Can We Guarantee Growth with Cheap Financing?..

The CBRT’s decision last week did not come as a surprise to me, nor did it to everyone, I think. Considering the fact that the CBRT has not acted proactively for a very long time, the result was as expected.

As the Central Bank’s decision to continue with cheap financing is still valid, I decided to make a brief analysis The cost of loans provided within the scope of the Credit Guarantee Fund is around 16-17% per annum. We observe that private are making great efforts for the Fund, which was introduced to support SMEs. Considering that inflation may drop from 60% to 30% in the next two years, it may be a quite smart decision to take out loans at these rates.
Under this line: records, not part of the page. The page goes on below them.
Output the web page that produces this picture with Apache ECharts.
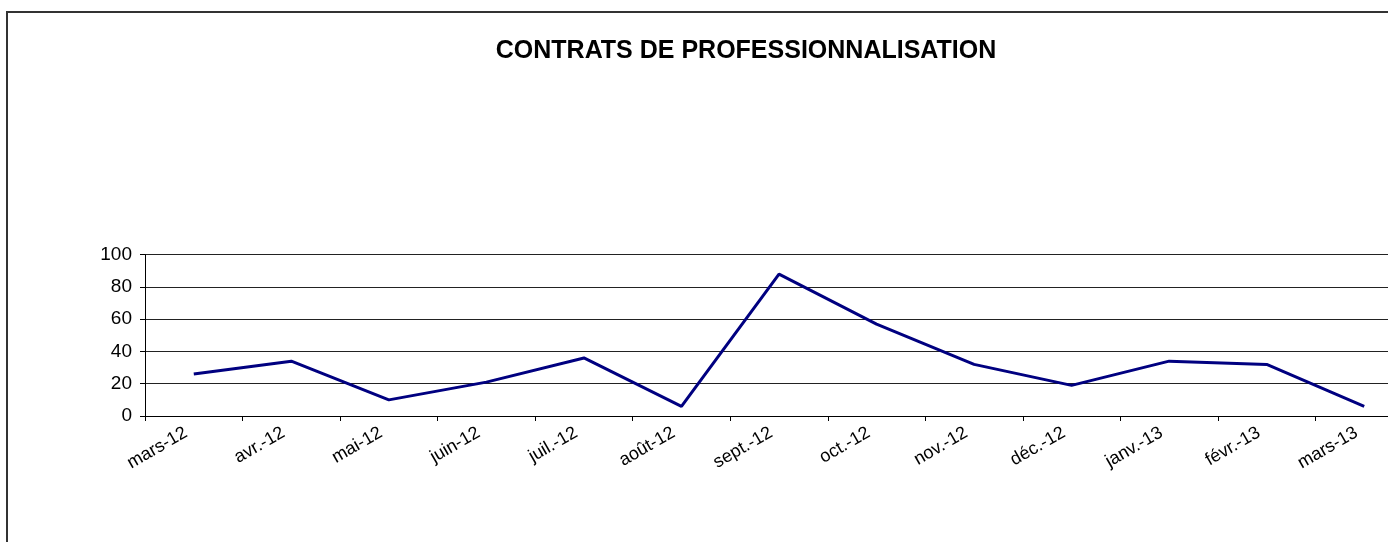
<!DOCTYPE html>
<html>
<head>
<meta charset="utf-8">
<script src="https://cdn.jsdelivr.net/npm/echarts@6/dist/echarts.min.js"></script>
<style>
html,body{margin:0;padding:0;background:#fff;overflow:hidden;width:1388px;height:542px;}
#chart{width:1430px;height:542px;}
</style>
</head>
<body>
<div id="chart"></div>
<script>
const titleText = 'CONTRATS DE PROFESSIONNALISATION';
const categories = ['mars-12','avr.-12','mai-12','juin-12','juil.-12','août-12','sept.-12','oct.-12','nov.-12','déc.-12','janv.-13','févr.-13','mars-13'];
const values = [26, 34, 10, 21, 36, 6, 88, 57, 32, 19, 34, 32, 6];
const yTicks = [0, 20, 40, 60, 80, 100];

const chart = echarts.init(document.getElementById('chart'));
chart.setOption({
  animation: false,
  backgroundColor: '#fff',
  title: {
    text: titleText,
    left: 741,
    top: 34,
    textAlign: 'center',
    textStyle: {fontFamily: 'Liberation Sans, Arial', fontWeight: 'bold', fontSize: 25, color: '#000'}
  },
  graphic: [{
    type: 'rect',
    shape: {x: 7, y: 12, width: 1600, height: 700},
    style: {fill: 'none', stroke: '#333', lineWidth: 2},
    silent: true
  }],
  grid: {left: 145, top: 254.7, height: 161.3, width: 1268, containLabel: false},
  xAxis: {
    type: 'category',
    data: categories,
    boundaryGap: true,
    axisLine: {show: true, lineStyle: {color: '#000', width: 1}},
    axisTick: {show: true, length: 5, lineStyle: {color: '#000'}},
    axisLabel: {rotate: 30, margin: 11, interval: 0, padding: [0, 9, 0, 0], fontFamily: 'Liberation Sans, Arial', fontSize: 18, color: '#000'}
  },
  yAxis: {
    type: 'value',
    min: yTicks[0],
    max: yTicks[yTicks.length - 1],
    interval: 20,
    axisLine: {show: true, lineStyle: {color: '#000', width: 1}},
    axisTick: {show: true, length: 5, lineStyle: {color: '#000'}},
    axisLabel: {margin: 13, fontFamily: 'Liberation Sans, Arial', fontSize: 19, color: '#000'},
    splitLine: {show: true, lineStyle: {color: '#222', width: 1}}
  },
  series: [{
    type: 'line',
    data: values,
    symbol: 'none',
    lineStyle: {color: '#000080', width: 3},
    itemStyle: {color: '#000080'}
  }]
});
</script>
</body>
</html>
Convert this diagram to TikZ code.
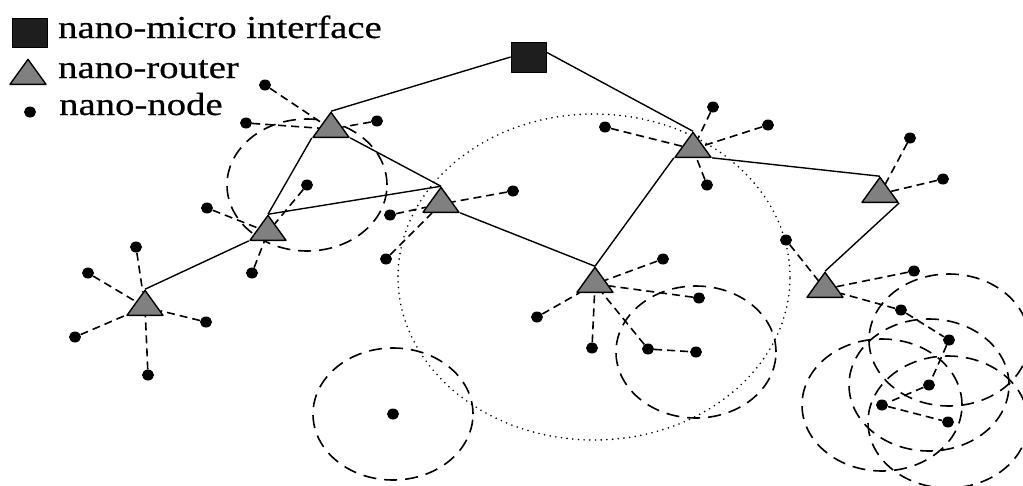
\documentclass[tikz,border=0pt]{standalone}
\usepackage{fontspec}
\newfontfamily\legendfont[FakeStretch=1.21,FakeBold=0.6]{Liberation Serif}
\usetikzlibrary{shapes.geometric,backgrounds}
\definecolor{routergray}{RGB}{128,128,128}
\definecolor{ifaceblack}{RGB}{30,30,30}
\begin{document}
\begin{tikzpicture}[x=1pt,y=-1pt,line join=round]
  \tikzset{
      iface/.style={rectangle,draw=black,fill=ifaceblack,line width=0.8pt,minimum width=35pt,minimum height=30pt,inner sep=0pt},
      router/.style={regular polygon,regular polygon sides=3,draw=black,fill=routergray,line width=1.4pt,minimum size=41.6pt,inner sep=0pt,yscale=0.8},
      nnode/.style={ellipse,fill=black,minimum width=12pt,minimum height=11pt,inner sep=0pt},
      backbone/.style={line width=1.4pt},
      nlink/.style={line width=1.6pt,dash pattern=on 8pt off 5pt},
      ringrange/.style={line width=1.6pt,dash pattern=on 13pt off 8pt},
      zonerange/.style={line width=1.8pt,line cap=round,dash pattern=on 0pt off 5.7pt},
      keytext/.style={anchor=base west,inner sep=0pt,font=\legendfont\fontsize{32}{38}\selectfont}
  }
  \useasboundingbox (0,0) rectangle (1023,485);
  % legend
  \node[iface,minimum height=29pt] (keyiface) at (29.5,32.5) {};
  \node[router] (keyrouter) at (28,76) {};
  \node[nnode] (keynode) at (30,112) {};
  \node[keytext] (keyifacetext) at (58,38) {nano-micro interface};
  \node[keytext] (keyroutertext) at (58,78) {nano-router};
  \node[keytext] (keynodetext) at (59,115) {nano-node};
  % routers and interface
  \node[iface] (gw) at (528.5,57) {};
  \node[router] (r1) at (331,129) {};
  \node[router] (r2) at (268,232) {};
  \node[router] (r3) at (145,307) {};
  \node[router] (r4) at (441,204) {};
  \node[router] (r5) at (595,284) {};
  \node[router] (r6) at (693,149) {};
  \node[router] (r7) at (880,194) {};
  \node[router] (r8) at (825,289) {};
  \draw[backbone] (gw.west) -- (r1.corner 1);
  \draw[backbone] (gw.15) -- (r6.corner 1);
  \draw[backbone] (r1.corner 2) -- (r2.corner 1);
  \draw[backbone] (r1.corner 3) -- (r4.corner 1);
  \draw[backbone] (r2.corner 1) -- (r4.corner 1);
  \draw[backbone] (r2.corner 2) -- (r3.corner 1);
  \draw[backbone] (r4.corner 3) -- (r5.corner 1);
  \draw[backbone] (r5.corner 1) -- (r6.corner 2);
  \draw[backbone] (r6.corner 3) -- (r7.corner 1);
  \draw[backbone] (r7.corner 3) -- (r8.corner 1);
  % nano-nodes
  \foreach \id/\pos/\hub in {
      a1/{265,85}/r1, a2/{246,123}/r1, a3/{377,121}/r1,
      b1/{307,185}/r2, b2/{207,208}/r2, b3/{252,273}/r2,
      c1/{136,247}/r3, c2/{88,273}/r3, c3/{206,322}/r3, c4/{75,337}/r3, c5/{148,375}/r3,
      d1/{513,191}/r4, d2/{390,215}/r4, d3/{386,259}/r4,
      e1/{663,259}/r5, e2/{699,298}/r5, e3/{537,317}/r5, e4/{592,348}/r5, e5/{648,349}/r5,
      f1/{605,127}/r6, f2/{713,107}/r6, f3/{768,125}/r6, f4/{707,185}/r6,
      g1/{910,138}/r7, g2/{943,179}/r7,
      h1/{786,240}/r8, h2/{914,271}/r8, h3/{901,310}/r8}
    {\node[nnode] (\id) at (\pos) {};
     \draw[nlink] (\id) -- (\hub);}
  \node[nnode] (e6) at (696,352) {};
  \node[nnode] (h4) at (949,340) {};
  \node[nnode] (h5) at (929,385) {};
  \node[nnode] (h6) at (882,405) {};
  \node[nnode] (h7) at (948,422) {};
  \node[nnode] (x1) at (393,414) {};
  \draw[nlink] (e5) -- (e6);
  \draw[nlink] (h3) -- (h4) -- (h5) -- (h6) -- (h7);
  % ranges
  \begin{scope}[on background layer]
    \draw[zonerange] (594,277) ellipse [x radius=196pt,y radius=163pt];
    \foreach \ctr in {b1,x1,e6,h4,h5,h6,h7}
      \draw[ringrange] (\ctr.center) ellipse [x radius=80pt,y radius=66pt];
  \end{scope}
\end{tikzpicture}
\end{document}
On the other hand, companies using revolving loans are exposed to much higher interest rates and are making very high payments in absolute terms given the annual compound interest rates. The interest rates on closed-end loans and open loans offered by some banks are almost as high as the factoring interest rates, fluctuating between 21% and 25%. Companies that find today’s interest rates high and do not want to commit themselves on long-term debt actually make higher repayments in total when they take out loans at short intervals.

Speaking of factoring interest margin, I call the factoring market “the market of realities”. Because those who cannot go to the bank but want to get quick financing always tend to resort to factoring. In factoring market, the average maturity is 120 days, and the interest rate per year is around 35%. In other words, companies that constantly fund themselves from this market leave TRY 35 TL of their TRY 100 earnings here. In terms of profitability in the sector, it can be noticed that everyone is “fighting for survival”.

“Is Funding Really Cheap?..”

The issue of whether raising policy rates will cause the loan interest rates offered by financial institutions to climb higher needs to be seriously discussed.

For example, everyone wonders whether non-bank financial institutions will increase their loan interest rates if policy rates rise by 1 bps. According to most financiers, if this happens, the gap will be closed only a little bit.

As a matter of fact, everyone seems to be happy with their life. Banks do not seem to object to this policy as long as they keep making profit. Although exchange rates are calmed down by selling from reserves, the risks are ignored because there is a large number of people who are satisfied with the situation. In short, an increase in policy rates would not lead to an increase in loan rates, but it would decrease a little the profits of financial institutions. As exchange rates remain calm, the discussions about the new burden arising from the ‘foreign exchange-protected deposit accounts’ scheme will be over.

I don’t know how long this situation can be sustained. The only thing we can do is to wait and see since the “We’ll cross that bridge when we come to it” approach is unfortunately a popular approach in Turkey.